El polvo sahariano que nubló toda la península significaba mucho más
En el desierto saharaui hay un proverbio que dice: “Si te quieres conocer; conoce a los demás”. Ellos, el pueblo saharaui, acaba de conocer la decepción con el giro de la política exterior del Gobierno español. La tormenta de polvo sahariano que nubló la península la semana pasada, como una metáfora.
“Si yo pudiera, me callaría para siempre”, le dice Edmon Jabès, judío errante de origen sefardita, a Marcel Cohen en Del desierto al libro (Trota). Yo también me callaría si pudiera, no añadiría más palabras a este inmenso vertedero de ruido, de basura léxica, en el que vivimos. Pero no puedo. De modo que aquí me tienen otro domingo en Área de Descanso, cuando sabemos ya que el polvo sahariano que veló el cielo de naranja la semana pasada era algo más que un fenómeno físico. Era el grito de un pueblo, el saharaui, uno de los más ninguneados en la historia reciente, y ya es decir.
Desde que España los abandonara a su suerte en 1976 viven en un campo de refugiados en el desierto de Argelia, en Tinduf, sin que las armas ni la diplomacia hayan servido para nada hasta el momento para lograr un referéndum en el que sean los propios saharauis quienes decidan su destino, tal y como reconoció Naciones Unidas en 1991. Un referéndum que cada vez parece más lejano y que el Gobierno español aventa aún más con su giro inexplicable y traicionero. Demuestra, además, el poco peso que tiene España en la escena internacional y en concreto en su conflicto con Marruecos. No ha dudado en sacrificar los principios de los que tanto habla y sus propios intereses (con Argelia, por ejemplo) para contentar a un régimen regido por un sátrapa, en el que no se respetan los derechos humanos, que utiliza los migrantes como moneda de cambio. Un giro, el del Gobierno, que se entiende aún menos después de asumir su obligación moral el pasado mes de abril y acoger al líder del Frente Polisario, Brahim Ghali, por razones humanitarias.
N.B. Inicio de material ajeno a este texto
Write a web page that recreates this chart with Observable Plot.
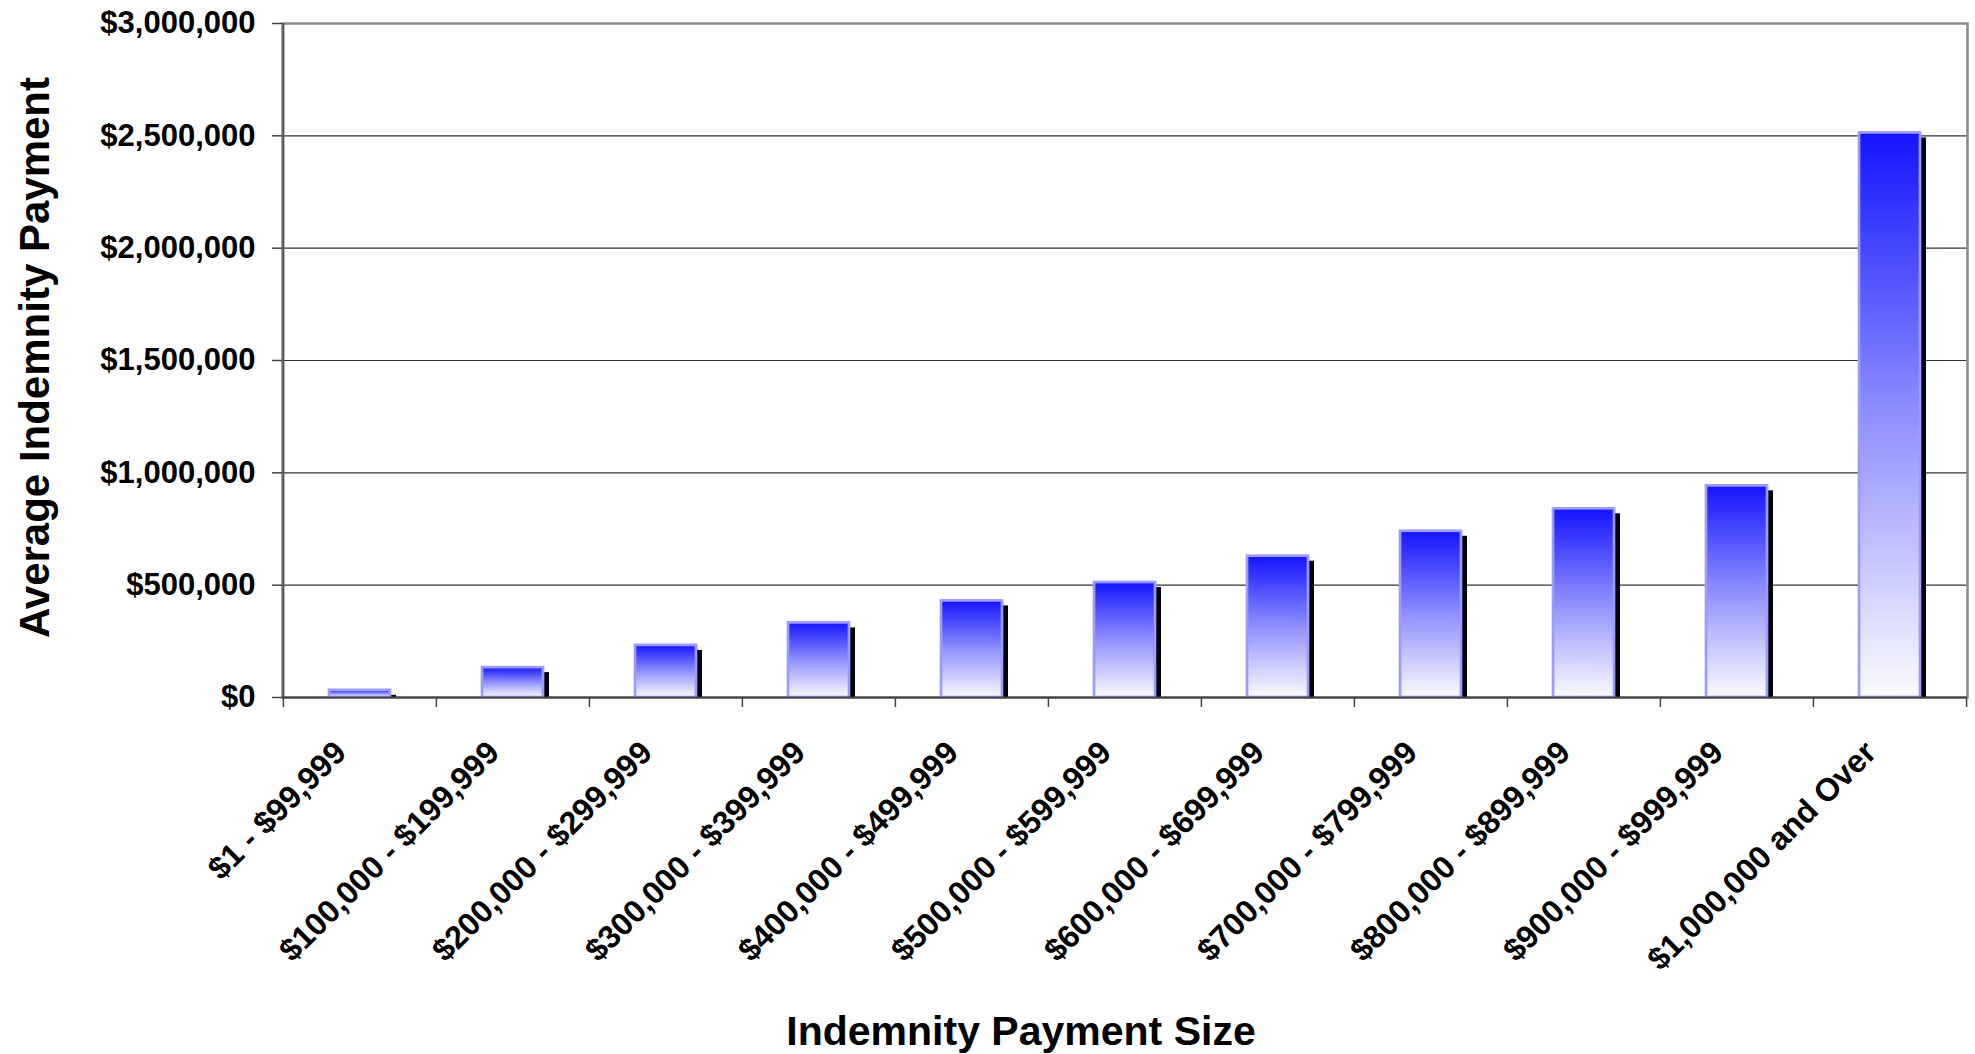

El polvo sahariano nos anunciaba que algo se cocía en Moncloa y el olor a podrido, a azufre, iba a llegar muy pronto.
En el desierto saharaui hay un proverbio que dice: “Si te quieres conocer; conoce a los demás”. Se lo contaba hace un par de años a un periodista mexicano el escritor Ahmed Mulay Alí Hamadi, embajador de la República Árabe Saharaui Democrática (Sahara Occidental) en México y ministro embajador de Negocios para América Latina y el Caribe. Alí Hamadi es uno de tantos escritores que viven en la diáspora por la ocupación marroquí del Sáhara Occidental. Como compatriotas que somos hasta que ellos no consigan su propio Estado, deberíamos pasar alguna vez por los campos de refugiados para conocer mejor a este pueblo rebelde y orgulloso que se niega a vivir bajo la bota de un tirano. Quizás así nos conoceríamos mejor a nosotros mismos, como reza el proverbio saharaui.
Aunque el cambio de postura del Gobierno ha sido la puntilla, lo cierto es que los sucesivos Ejecutivos se han lavado las manos con los saharauis, a quienes les debemos algo más que buenas palabras. Son españoles abandonados a su suerte por la ineficacia, la miopía y la dejadez de nuestros gobernantes. La actitud del Estado contrasta con el compromiso de una parte de la sociedad española, que lleva años prestando su apoyo a la causa saharaui. No solamente en el terreno, también acogiendo a familias y niños que llegan a nuestro país en busca de un consuelo a sus infaustas condiciones de vida en el desierto.
Pero el polvo sahariano no sólo nos anunciaba la tragedia saharaui, también que el desierto está muy cerca, a pocos kilómetros. Hace ya mucho tiempo que llegó a Almería. La desertificación (por el abuso en la explotación del suelo y el agua) y el cambio climático lo auparán hasta Despeñaperros más pronto que tarde. Entonces, cuando llegue ese momento, quizás el desierto nos traslade algunas preguntas. “Basta caminar por el desierto, solo caminar por el desierto, para convertirse en alguien diferente”, escribe Pavel, el entrañable y enigmático narrador y protagonista de una deliciosa novela de Pablo D´Ors, El amigo del desierto, que leí hace años.
En el desierto uno encuentra el silencio. “Este silencio –que se niega a sí mismo– es uno de los muchos signos de la delicadeza que tiene el Sáhara con sus visitantes”. Deberíamos, pues, tener la generosidad de responderles con esa misma delicadeza.